Regardless, the M6 car still cuts a distinctive silhouette.  The quick and violent transition over Turn 3 gives the photographer situated from the outside of the track a good look at the stability of each car through the turn.  Some cars leap over the curbs and other cars carefully cut around them.

This shot of the #25 BMW M6 isn’t terribly dramatic.  It doesn’t show a wheel in the air or a car out of control.  A close look at the left rear, however, shows the amount of body roll and stress imposed on the left side of the car mid-corner.   The car compresses and slides through the corner as it sets up for the run downhill through the esses.

Unfortunately, the BMW team did not have a good Petit Le Mans.  The #100 car suffered from early contact and an alternator problem.  The #25 car retired with two hours to go with steering rack problems.

Camera Settings – 1/800 shutter speed, f/5.6, ISO 100, 420mm.

Risi Ferrari Wins GTLM

076a3856In January 2016, the Risi Ferrari team barely beat the clock and took delivery of their brand new 488 GTLM race car at the Rolex 24 at Daytona.  After some shakedown laps, the car was delivered directly to the track via Miami and did its first laps on US soil in the first Rolex 24 practice session.  The team ran very well with the debut of the 488 at Daytona but fell short after damage to the rear diffuser cost the team time to repair.  A lack of spares caused them to run the final six hours without a rear diffuser.  In such a tight class, the deficit was too much to overcome.

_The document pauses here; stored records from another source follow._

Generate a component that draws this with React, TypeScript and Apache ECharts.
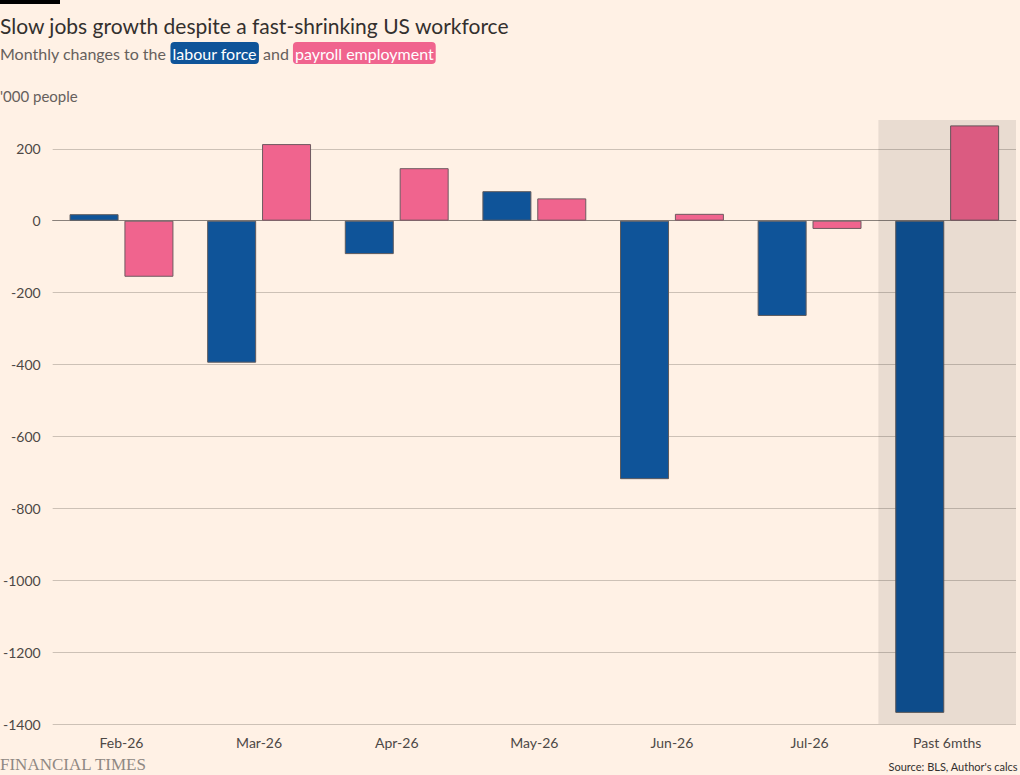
import React, { useEffect, useRef } from "react";
import * as echarts from "echarts";

const categories = ["Feb-26", "Mar-26", "Apr-26", "May-26", "Jun-26", "Jul-26", "Past 6mths"];
const labourForce = [18, -395, -93, 82, -719, -265, -1369];
const payroll = [-156, 213, 146, 62, 19, -23, 265];
// shaded "Past 6mths" band, top and bottom of the value axis
const shadeTop = [null, null, null, null, null, null, 280];
const shadeBottom = [null, null, null, null, null, null, -1400];

const yMin = -1400;
const yMax = 280;
const yStep = 200;

const FONT = "Lato, 'Open Sans', sans-serif";

const App: React.FC = () => {
  const chartRef = useRef<HTMLDivElement>(null);

  useEffect(() => {
    if (!chartRef.current) return;
    const chart = echarts.init(chartRef.current, null, { renderer: "svg" });

    const option: echarts.EChartsOption = {
      animation: false,
      backgroundColor: "#FFF1E5",
      textStyle: { fontFamily: FONT },
      grid: { left: 49, right: 4, top: 120, bottom: 51 },
      xAxis: [
        {
          type: "category",
          data: categories,
          axisLine: { lineStyle: { color: "#8a817b", width: 1 } },
          axisTick: { alignWithLabel: true, length: 6, lineStyle: { color: "#8a817b" } },
          axisLabel: { color: "#4d4845", fontSize: 14, margin: 11, fontFamily: FONT },
        },
        {
          type: "category",
          data: categories,
          show: false,
        },
      ],
      yAxis: {
        type: "value",
        min: yMin,
        max: yMax,
        interval: yStep,
        axisLine: { show: false },
        axisTick: { show: false },
        axisLabel: {
          color: "#4d4845",
          fontSize: 14,
          margin: 12,
          fontFamily: FONT,
          showMaxLabel: false,
          formatter: (v: number) => (v > 200 ? "" : String(v)),
        },
        splitLine: {
          showMaxLine: false,
          lineStyle: { color: "#cdc1b6", width: 1 },
        },
      } as any,
      series: [
        {
          name: "labour force",
          type: "bar",
          data: labourForce,
          barWidth: 49,
          barGap: "12%",
          itemStyle: { color: "#0F5499", borderColor: "#5e5a5c", borderWidth: 1 },
          z: 2,
        },
        {
          name: "payroll employment",
          type: "bar",
          data: payroll,
          barWidth: 49,
          barGap: "12%",
          itemStyle: { color: "#F0648E", borderColor: "#6e5a60", borderWidth: 1 },
          z: 2,
        },
        {
          name: "shadeTop",
          type: "bar",
          xAxisIndex: 1,
          data: shadeTop,
          barWidth: "100%",
          barGap: "-100%",
          itemStyle: { color: "rgba(0,0,0,0.085)" },
          silent: true,
          z: 5,
        },
        {
          name: "shadeBottom",
          type: "bar",
          xAxisIndex: 1,
          data: shadeBottom,
          barWidth: "100%",
          barGap: "-100%",
          itemStyle: { color: "rgba(0,0,0,0.085)" },
          silent: true,
          z: 5,
        },
      ],
      graphic: [
        { type: "rect", left: 0, top: 0, shape: { width: 60, height: 4 }, style: { fill: "#000" } },
        {
          type: "text",
          left: 0,
          top: 15,
          style: {
            text: "Slow jobs growth despite a fast-shrinking US workforce",
            fill: "#33302e",
            font: `21px ${FONT}`,
          },
        },
        {
          type: "text",
          left: 0,
          top: 42,
          style: {
            text: "Monthly changes to the {a|labour force} and {b|payroll employment}",
            fill: "#66605c",
            font: `16px ${FONT}`,
            rich: {
              a: {
                backgroundColor: "#0F5499",
                fill: "#ffffff",
                borderRadius: 4,
                padding: [3, 2, 3, 2],
                fontSize: 16,
                fontFamily: FONT,
              } as any,
              b: {
                backgroundColor: "#F0648E",
                fill: "#ffffff",
                borderRadius: 4,
                padding: [3, 2, 3, 2],
                fontSize: 16,
                fontFamily: FONT,
              } as any,
            },
          },
        },
        {
          type: "text",
          left: 0,
          top: 88,
          style: { text: "'000 people", fill: "#66605c", font: `15px ${FONT}` },
        },
        {
          type: "text",
          left: 0,
          top: 756,
          style: {
            text: "FINANCIAL TIMES",
            fill: "#8f8883",
            font: "17px 'Liberation Serif', 'DejaVu Serif', serif",
          },
        },
        {
          type: "text",
          right: 2,
          top: 761,
          style: { text: "Source: BLS, Author's calcs", fill: "#33302e", font: `11px ${FONT}` },
        },
      ],
    };

    chart.setOption(option);
    return () => chart.dispose();
  }, []);

  return (
    <div
      ref={chartRef}
      style={{ position: "fixed", left: 0, top: 0, width: "1020px", height: "775px" }}
    />
  );
};

export default App;
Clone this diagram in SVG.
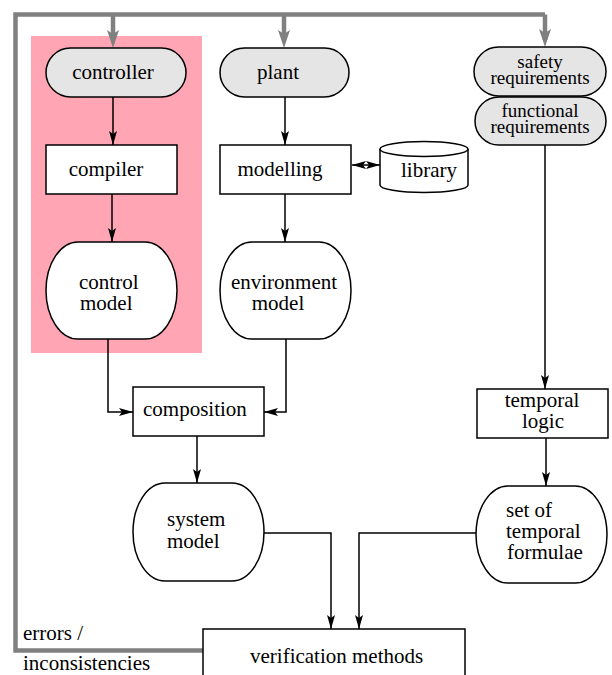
<svg xmlns="http://www.w3.org/2000/svg" width="612" height="675" viewBox="0 0 612 675" font-family="Liberation Serif, Times New Roman, Times, serif">
<style>
text{font-size:21px;fill:#000}
.c{text-anchor:middle}
.t{font-size:19px}
.n{stroke:#000;stroke-width:1.5;fill:#fff}
.g{fill:#e5e5e5}
.e{fill:none;stroke:#000;stroke-width:1.5}
.fb{fill:none;stroke:#808080;stroke-width:4.5}
</style>
<defs>
<marker id="ah" markerUnits="userSpaceOnUse" viewBox="0 0 14 8" refX="14" refY="4" markerWidth="14" markerHeight="8" orient="auto-start-reverse">
<path d="M0,0 L14,4 L0,8 L3,4 z" fill="#000"/>
</marker>
</defs>
<rect x="31" y="36" width="171" height="317" fill="#ffa5b4"/>
<g id="feedback">
<path class="fb" d="M205,650.5 H15.5 V14.5 H545"/>
<path class="fb" d="M113,14.5 V40" />
<path class="fb" d="M284,14.5 V40" />
<path class="fb" d="M545,14.5 V40" />
<path d="M107,30 L113,48 L119,30 L113,34 z" fill="#808080"/>
<path d="M278,30 L284,48 L290,30 L284,34 z" fill="#808080"/>
<path d="M539,29 L545,47 L551,29 L545,33 z" fill="#808080"/>
</g>
<g id="connectors">
<path class="e" d="M113,97 V145" marker-end="url(#ah)"/>
<path class="e" d="M112,194 V242" marker-end="url(#ah)"/>
<path class="e" d="M285,97 V145" marker-end="url(#ah)"/>
<path class="e" d="M285,194 V242" marker-end="url(#ah)"/>
<path class="e" d="M352,165 H380" marker-start="url(#ah)" marker-end="url(#ah)"/>
<path class="e" d="M108,339 V412 H133" marker-end="url(#ah)"/>
<path class="e" d="M286,339 V412 H264" marker-end="url(#ah)"/>
<path class="e" d="M197,436 V483" marker-end="url(#ah)"/>
<path class="e" d="M545,145 V389" marker-end="url(#ah)"/>
<path class="e" d="M546,438 V486" marker-end="url(#ah)"/>
<path class="e" d="M264,533 H331 V629" marker-end="url(#ah)"/>
<path class="e" d="M476,533 H359 V629" marker-end="url(#ah)"/>
</g>
<g id="controller">
<rect class="n g" x="46" y="48" width="140" height="49" rx="24.5" ry="24.5"/>
<text class="c" x="113" y="79">controller</text>
</g>
<g id="plant">
<rect class="n g" x="220" y="48" width="129" height="49" rx="24.5" ry="24.5"/>
<text class="c" x="278" y="79">plant</text>
</g>
<g id="safety">
<rect class="n g" x="474" y="47" width="132" height="49" rx="24.5" ry="24.5"/>
<text class="c t" x="540" y="68">safety</text>
<text class="c t" x="540" y="84">requirements</text>
</g>
<g id="functional">
<rect class="n g" x="475" y="97" width="131" height="48" rx="24" ry="24"/>
<text class="c t" x="540" y="117">functional</text>
<text class="c t" x="540" y="133">requirements</text>
</g>
<g id="compiler">
<rect class="n" x="46" y="145" width="131" height="49"/>
<text class="c" x="106" y="176">compiler</text>
</g>
<g id="modelling">
<rect class="n" x="220" y="145" width="131" height="49"/>
<text class="c" x="280" y="176">modelling</text>
</g>
<g id="library">
<path class="n" d="M380,149 V185 A44,7.5 0 0 0 468,185 V149"/>
<ellipse class="n" cx="424" cy="149" rx="44" ry="7.5"/>
<text class="c" x="429" y="177">library</text>
</g>
<g id="control-model">
<rect class="n" x="46" y="242" width="131" height="97" rx="32" ry="48.5"/>
<text x="79" y="289">control</text>
<text x="80" y="310">model</text>
</g>
<g id="environment-model">
<rect class="n" x="220" y="242" width="131" height="97" rx="32" ry="48.5"/>
<text class="c" x="284" y="289">environment</text>
<text class="c" x="278" y="310">model</text>
</g>
<g id="composition">
<rect class="n" x="133" y="387" width="131" height="49"/>
<text x="143" y="416">composition</text>
</g>
<g id="temporal-logic">
<rect class="n" x="477" y="389" width="131" height="49"/>
<text class="c" x="542" y="407">temporal</text>
<text class="c" x="543" y="428">logic</text>
</g>
<g id="system-model">
<rect class="n" x="133" y="483" width="131" height="98" rx="32" ry="49"/>
<text x="167" y="526">system</text>
<text x="167" y="548">model</text>
</g>
<g id="set-of-temporal-formulae">
<rect class="n" x="476" y="486" width="131" height="97" rx="32" ry="48.5"/>
<text x="506" y="517">set of</text>
<text x="506" y="538">temporal</text>
<text x="507" y="559">formulae</text>
</g>
<g id="verification-methods">
<rect class="n" x="203" y="629" width="262" height="60"/>
<text x="250" y="663">verification methods</text>
</g>
<g id="errors-label">
<text x="23" y="640">errors /</text>
<text x="23" y="670">inconsistencies</text>
</g>
</svg>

A GTLM victory at the Petit Le Mans was the teams’ first win in almost two years and the car was dominant.  It was near or at the front for the entire event.  As the solo Ferrari in the GTLM class and running against full factory programs, the Risi program has a lot of fans and followers.

The shot shows the Risi 488 Ferrari about 20 minutes into the race at Road Atlanta at the top of Turn 5.  A very strong driver line-up of Giancarlo Fisichella, James Calado, and Toni Villander is as strong as any in the paddock.

Camera Settings – 1/1000 shutter speed, f/4, ISO 100, 200mm.